Kelli has a crazed twin brother named Wes (real-life rapper Colson “Machine Gun Kelly” Baker, left), who’s determined to rejoin the tour as a killer espresso maker. He also comfortably adapts to being a “manny” (just like Uncle Buck!) for the misbehaving, insult-hurling, pre-teen son of the band’s lead singer.

Also incoming is cost-cutting Britisher Reg Whitehead (Rafe Spall), who’s been ordered to fire people while finding more ways to make money. But he also has a soft side that’s never quite believable, and an attraction to Kelly Ann that appears to be grudgingly and sometimes gratingly mutual.

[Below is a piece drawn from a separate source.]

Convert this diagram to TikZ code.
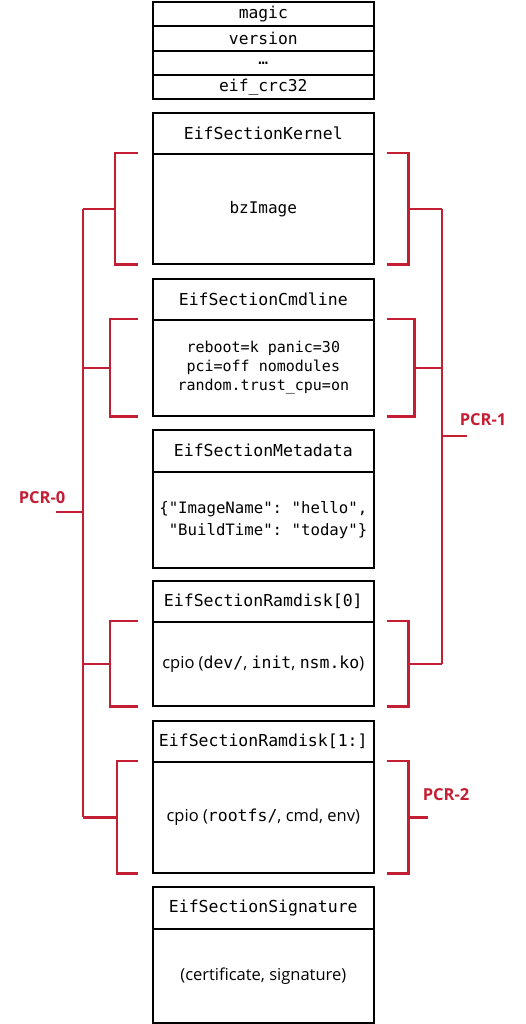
\documentclass[tikz,border=0pt]{standalone}
\usepackage{fontspec}
\setmainfont{Open Sans}
\setmonofont{DejaVu Sans Mono}
\usetikzlibrary{calc}
\definecolor{pcrred}{RGB}{196,30,52}
\tikzset{
  hdr/.style={draw=black, line width=1.6pt, minimum width=221pt, anchor=north west, inner sep=0pt,
     font=\fontsize{16.5}{19}\selectfont\ttfamily},
  bdy/.style={draw=black, line width=1.6pt, minimum width=221pt, anchor=north west, inner sep=0pt,
     align=center, font=\fontsize{16.5}{20}\selectfont},
  row/.style={draw=black, line width=1.6pt, minimum width=221pt, anchor=north west, inner sep=0pt,
     font=\fontsize{16.3}{18}\selectfont\ttfamily},
  pcr/.style={draw=pcrred, line width=2.4pt},
  pcrlabel/.style={text=pcrred, font=\fontsize{16.5}{19}\selectfont\bfseries, inner sep=0pt}
}
\newcommand\leftbrak[2]{% node, depth of bracket
  \draw[pcr] ($(#1.north west)+(-14,0)$) -- ++(-#2,0) |- ($(#1.south west)+(-14,0)$);
  \draw[pcr] ($(#1.west)+(-14-#2,0)$) -- (#1.west -| spine0);}
\newcommand\rightbrak[3]{% node, depth, target coordinate
  \draw[pcr] ($(#1.north east)+(12,0)$) -- ++(#2,0) |- ($(#1.south east)+(12,0)$);
  \draw[pcr] ($(#1.east)+(12+#2,0)$) -- (#1.east -| #3);}
\begin{document}
\begin{tikzpicture}[x=1pt,y=-1pt]
\useasboundingbox[fill=white] (0,0) rectangle (525,1024);
\coordinate (spine0) at (83,0);
\coordinate (spine1) at (442,0);
\coordinate (spine2) at (428,0);
% top table
\node[row, minimum height=24pt] (r1) at (152,1) {\raisebox{-2.5pt}{magic}};
\node[row, minimum height=25pt] (r2) at (152,25) {\raisebox{-1.5pt}{version}};
\node[row, minimum height=24pt] (r3) at (152,50) {\raisebox{-3pt}{…}};
\node[row, minimum height=24pt] (r4) at (152,74) {\raisebox{-1.5pt}{eif\_crc32}};
% kernel
\node[hdr, minimum height=41pt] (kh) at (152,112) {EifSectionKernel};
\node[bdy, minimum height=110pt, font=\fontsize{16}{19.5}\selectfont\ttfamily] (kb) at (152,153) {bzImage};
% cmdline
\node[hdr, minimum height=41pt] (ch) at (152,278) {EifSectionCmdline};
\node[bdy, minimum height=96pt, font=\fontsize{15}{19}\selectfont\ttfamily] (cb) at (152,319) {reboot=k panic=30\\pci=off nomodules\\random.trust\_cpu=on};
% metadata
\node[hdr, minimum height=42pt] (mh) at (152,429) {EifSectionMetadata};
\node[bdy, minimum height=96pt, font=\fontsize{15.7}{22}\selectfont\ttfamily] (mb) at (152,471) {\{"ImageName":~"hello",\\~"BuildTime":~"today"\}};
% ramdisk 0
\node[hdr, minimum height=41pt] (r0h) at (152,580) {EifSectionRamdisk[0]};
\node[bdy, minimum height=84pt] (r0b) at (152,621) {cpio (\texttt{dev/}, \texttt{init}, \texttt{nsm.ko})};
% ramdisk 1
\node[hdr, minimum height=41pt] (r1h) at (152,720) {EifSectionRamdisk[1:]};
\node[bdy, minimum height=111pt] (r1b) at (152,761) {cpio (\texttt{rootfs/}, cmd, env)};
% signature
\node[hdr, minimum height=42pt] (sh) at (152,886) {EifSectionSignature};
\node[bdy, minimum height=94pt] (sb) at (152,928) {(certificate, signature)};
% brackets
\leftbrak{kb}{23}
\leftbrak{cb}{28}
\leftbrak{r0b}{28}
\leftbrak{r1b}{21}
\rightbrak{kb}{22}{spine1}
\rightbrak{cb}{28}{spine1}
\rightbrak{r0b}{22}{spine1}
\rightbrak{r1b}{22}{spine2}
% spines
\draw[pcr] (kb.west -| spine0) -- (r1b.west -| spine0);
\draw[pcr] (kb.east -| spine1) -- (r0b.east -| spine1);
\coordinate (t0) at (83,512);
\coordinate (t1) at (442,436);
\draw[pcr] (t0) -- ++(-27,0);
\draw[pcr] (t1) -- ++(25,0);
\node[pcrlabel] (l0) at (42,498) {PCR-0};
\node[pcrlabel] (l1) at (483,420) {PCR-1};
\node[pcrlabel] (l2) at (446,795) {PCR-2};
\end{tikzpicture}
\end{document}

There’s a groupie, too, named Natalie (Jacqueline Byers, below). In Episode 1, she leads the skateboarding Kelly Ann on a ridiculous chase after stealing credentials from a weathered roadie with whom she has sex. So when is this thing going to jell? Well, not for starters. But it starts to get better in Episode 2, courtesy of a killer raw rehearsal by the real-life band Reignwolf, which has been hastily signed to be the opening act in Memphis. The power of their music has some of the roadies believably transfixed. And for this short burst at least, the occasional magic of their profession is self-evident without any clunky pronouncements from Wilson’s Hanson.

Episode 3 is stunt-casted with Lindsay Buckingham as the new temporary opening act on the Atlanta stop and Rainn Wilson playing a caustic, self-important music blogger named Bryce Newman. He’s just strafed the Staton-House Band as “relentlessly irrelevant,” and Roadies treats this as an Armageddon moment that must be immediately remedied by inviting Newman to the Atlanta show and thoroughly kissing his ass.

For one thing, no one has that kind of influence anymore. And if there were a Supreme Being of rock criticism, he or she presumably wouldn’t be sucked in so easily. But Wes comes to the rescue with a renegade tactic that further knocks this episode off-stride. Meanwhile, the thoroughly reverential treatment of Buckingham likewise becomes off-putting.

And yet . . . the worst of Roadies doesn’t negate its sweet spots. It’s almost as if the series is an ongoing collection of albums, some far better remembered than others. Wes is a possible breakout character while Kelly Ann is appealingly idealistic, although sometimes overly weepy.

Luke Wilson’s typically hangdog acting has never been more than capable while Gugino remains both crush-worthy and dependable. Her character is married, but not all that fulfilled, leaving the door open for Hanson if he can ever kick his proclivity for one-night stands.

So far, Roadies both shows Crowe’s age and showcases his never-ending love of the environment that once put many of his stories on the cover of Rolling Stone. He still goes home again by occasionally writing for the magazine. But if the thrill has never left, the execution is sometimes left wanting in Roadies, which is trying so awfully, awfully hard -- at times to the point of being awful. Perhaps, though, it can reverse the field of HBO’s newly-canceled Vinyl, which got worse as it went along. Because when you get right down to basics, Cameron Crowe is still a guy worth rooting for.